**TASK PROMPT**
Begin with the first line and repeat exactly through the line containing "Serif, Times New"; leave every image out.

**DATA SEGMENT**
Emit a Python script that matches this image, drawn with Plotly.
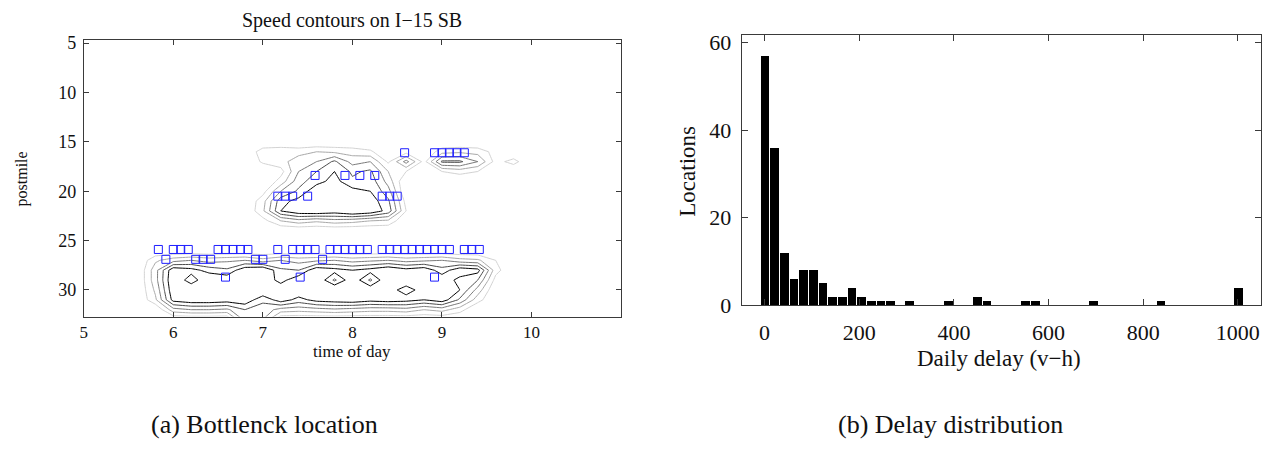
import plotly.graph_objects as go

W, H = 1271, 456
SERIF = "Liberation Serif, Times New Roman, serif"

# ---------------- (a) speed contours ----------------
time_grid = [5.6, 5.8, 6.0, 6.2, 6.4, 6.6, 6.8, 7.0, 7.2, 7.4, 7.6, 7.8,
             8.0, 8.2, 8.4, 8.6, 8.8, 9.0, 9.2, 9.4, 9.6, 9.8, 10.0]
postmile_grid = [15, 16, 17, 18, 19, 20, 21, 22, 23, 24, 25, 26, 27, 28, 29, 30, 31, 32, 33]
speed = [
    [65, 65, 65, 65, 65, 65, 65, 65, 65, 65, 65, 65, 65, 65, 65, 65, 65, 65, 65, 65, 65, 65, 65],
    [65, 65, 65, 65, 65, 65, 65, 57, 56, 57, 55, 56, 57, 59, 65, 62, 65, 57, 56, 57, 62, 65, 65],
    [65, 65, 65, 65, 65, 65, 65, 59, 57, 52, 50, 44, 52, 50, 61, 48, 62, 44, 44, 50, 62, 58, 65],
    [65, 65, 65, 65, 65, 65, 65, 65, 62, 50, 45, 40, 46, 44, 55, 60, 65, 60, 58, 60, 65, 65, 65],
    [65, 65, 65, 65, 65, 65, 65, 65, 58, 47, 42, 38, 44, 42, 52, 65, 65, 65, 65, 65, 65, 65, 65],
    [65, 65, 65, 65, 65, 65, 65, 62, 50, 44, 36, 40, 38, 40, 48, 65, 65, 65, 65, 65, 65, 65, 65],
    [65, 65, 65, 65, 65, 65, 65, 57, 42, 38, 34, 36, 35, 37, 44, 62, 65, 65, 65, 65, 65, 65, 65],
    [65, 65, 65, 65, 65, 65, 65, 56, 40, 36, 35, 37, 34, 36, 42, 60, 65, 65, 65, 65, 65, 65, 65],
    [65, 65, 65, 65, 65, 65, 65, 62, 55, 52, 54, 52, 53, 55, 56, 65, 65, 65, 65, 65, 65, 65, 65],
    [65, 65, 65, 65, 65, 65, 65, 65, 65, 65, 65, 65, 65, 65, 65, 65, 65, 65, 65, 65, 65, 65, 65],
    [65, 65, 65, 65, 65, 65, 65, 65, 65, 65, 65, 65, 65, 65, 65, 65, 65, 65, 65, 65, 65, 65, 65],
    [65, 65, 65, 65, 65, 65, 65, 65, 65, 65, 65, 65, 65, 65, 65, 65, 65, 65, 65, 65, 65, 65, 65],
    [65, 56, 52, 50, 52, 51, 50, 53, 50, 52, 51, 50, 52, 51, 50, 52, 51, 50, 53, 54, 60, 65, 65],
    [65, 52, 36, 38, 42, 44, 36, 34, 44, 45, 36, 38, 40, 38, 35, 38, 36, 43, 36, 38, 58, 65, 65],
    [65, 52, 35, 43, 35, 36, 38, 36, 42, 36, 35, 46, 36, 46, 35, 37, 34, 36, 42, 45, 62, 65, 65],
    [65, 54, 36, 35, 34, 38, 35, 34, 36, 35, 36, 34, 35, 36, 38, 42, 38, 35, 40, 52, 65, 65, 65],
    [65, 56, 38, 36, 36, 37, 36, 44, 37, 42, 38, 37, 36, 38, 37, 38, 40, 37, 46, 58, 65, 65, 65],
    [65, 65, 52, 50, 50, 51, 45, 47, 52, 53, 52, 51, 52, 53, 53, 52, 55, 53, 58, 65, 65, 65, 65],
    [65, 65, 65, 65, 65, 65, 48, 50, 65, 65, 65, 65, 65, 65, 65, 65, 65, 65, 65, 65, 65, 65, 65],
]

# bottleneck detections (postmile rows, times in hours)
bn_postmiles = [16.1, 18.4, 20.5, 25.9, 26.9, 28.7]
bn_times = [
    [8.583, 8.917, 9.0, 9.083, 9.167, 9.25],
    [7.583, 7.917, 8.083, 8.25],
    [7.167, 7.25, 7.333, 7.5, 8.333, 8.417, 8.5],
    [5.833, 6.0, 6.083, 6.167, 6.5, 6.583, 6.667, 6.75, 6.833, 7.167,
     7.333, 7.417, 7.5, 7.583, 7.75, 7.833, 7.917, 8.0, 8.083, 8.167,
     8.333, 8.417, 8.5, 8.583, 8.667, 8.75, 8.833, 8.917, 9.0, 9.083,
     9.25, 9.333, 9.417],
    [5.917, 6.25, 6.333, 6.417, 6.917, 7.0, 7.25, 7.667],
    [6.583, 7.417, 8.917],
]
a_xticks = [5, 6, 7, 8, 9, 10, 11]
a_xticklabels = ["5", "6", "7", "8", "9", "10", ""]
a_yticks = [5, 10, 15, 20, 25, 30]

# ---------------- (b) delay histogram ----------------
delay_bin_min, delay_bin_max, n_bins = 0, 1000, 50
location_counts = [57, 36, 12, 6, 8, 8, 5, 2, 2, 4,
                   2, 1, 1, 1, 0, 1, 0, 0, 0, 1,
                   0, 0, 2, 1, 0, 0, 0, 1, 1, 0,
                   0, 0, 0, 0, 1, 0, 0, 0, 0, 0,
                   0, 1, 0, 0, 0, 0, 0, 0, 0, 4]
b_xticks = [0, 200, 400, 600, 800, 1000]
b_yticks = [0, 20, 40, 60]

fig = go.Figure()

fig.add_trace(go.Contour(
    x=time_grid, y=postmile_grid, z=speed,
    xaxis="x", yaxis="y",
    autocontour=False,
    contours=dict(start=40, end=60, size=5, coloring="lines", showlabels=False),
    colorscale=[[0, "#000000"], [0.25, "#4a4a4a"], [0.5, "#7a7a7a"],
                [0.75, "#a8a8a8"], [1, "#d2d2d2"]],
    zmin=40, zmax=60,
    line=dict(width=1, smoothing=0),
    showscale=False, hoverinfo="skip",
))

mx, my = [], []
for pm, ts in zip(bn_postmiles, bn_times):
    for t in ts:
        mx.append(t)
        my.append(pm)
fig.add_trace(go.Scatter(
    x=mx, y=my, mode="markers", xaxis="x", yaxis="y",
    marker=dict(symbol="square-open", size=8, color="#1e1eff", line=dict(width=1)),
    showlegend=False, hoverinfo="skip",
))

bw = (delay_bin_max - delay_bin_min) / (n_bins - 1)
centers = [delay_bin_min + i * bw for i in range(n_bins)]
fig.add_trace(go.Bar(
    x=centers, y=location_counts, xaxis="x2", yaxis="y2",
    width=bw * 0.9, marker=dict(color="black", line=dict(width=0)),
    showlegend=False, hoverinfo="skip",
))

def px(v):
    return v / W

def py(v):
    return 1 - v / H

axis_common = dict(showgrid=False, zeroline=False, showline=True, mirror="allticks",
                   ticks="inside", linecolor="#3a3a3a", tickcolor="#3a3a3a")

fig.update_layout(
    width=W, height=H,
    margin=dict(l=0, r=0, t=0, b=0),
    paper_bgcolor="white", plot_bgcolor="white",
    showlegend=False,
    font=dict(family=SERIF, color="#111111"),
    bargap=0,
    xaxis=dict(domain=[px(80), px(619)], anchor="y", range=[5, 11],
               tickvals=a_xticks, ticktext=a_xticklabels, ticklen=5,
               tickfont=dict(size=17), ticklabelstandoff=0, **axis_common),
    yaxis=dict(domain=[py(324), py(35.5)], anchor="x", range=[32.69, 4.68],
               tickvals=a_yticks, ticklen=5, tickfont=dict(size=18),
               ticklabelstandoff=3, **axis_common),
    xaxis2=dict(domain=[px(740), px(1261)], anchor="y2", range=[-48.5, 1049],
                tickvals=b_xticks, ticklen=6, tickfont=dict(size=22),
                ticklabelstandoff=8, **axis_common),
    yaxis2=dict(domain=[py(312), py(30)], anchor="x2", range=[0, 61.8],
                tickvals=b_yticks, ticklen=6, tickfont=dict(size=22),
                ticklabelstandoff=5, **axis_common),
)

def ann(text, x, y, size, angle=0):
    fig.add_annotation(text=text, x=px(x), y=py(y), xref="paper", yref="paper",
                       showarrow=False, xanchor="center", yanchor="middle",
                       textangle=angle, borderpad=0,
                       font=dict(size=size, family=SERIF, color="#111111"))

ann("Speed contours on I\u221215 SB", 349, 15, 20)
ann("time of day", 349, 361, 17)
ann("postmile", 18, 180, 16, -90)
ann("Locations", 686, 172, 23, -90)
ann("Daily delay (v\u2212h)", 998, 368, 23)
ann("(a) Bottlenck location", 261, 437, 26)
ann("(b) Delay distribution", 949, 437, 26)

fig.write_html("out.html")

**WRITTEN ANSWER**
Emit a Python script that matches this image, drawn with Plotly.
import plotly.graph_objects as go

W, H = 1271, 456
SERIF = "Liberation Serif, Times New Roman, serif"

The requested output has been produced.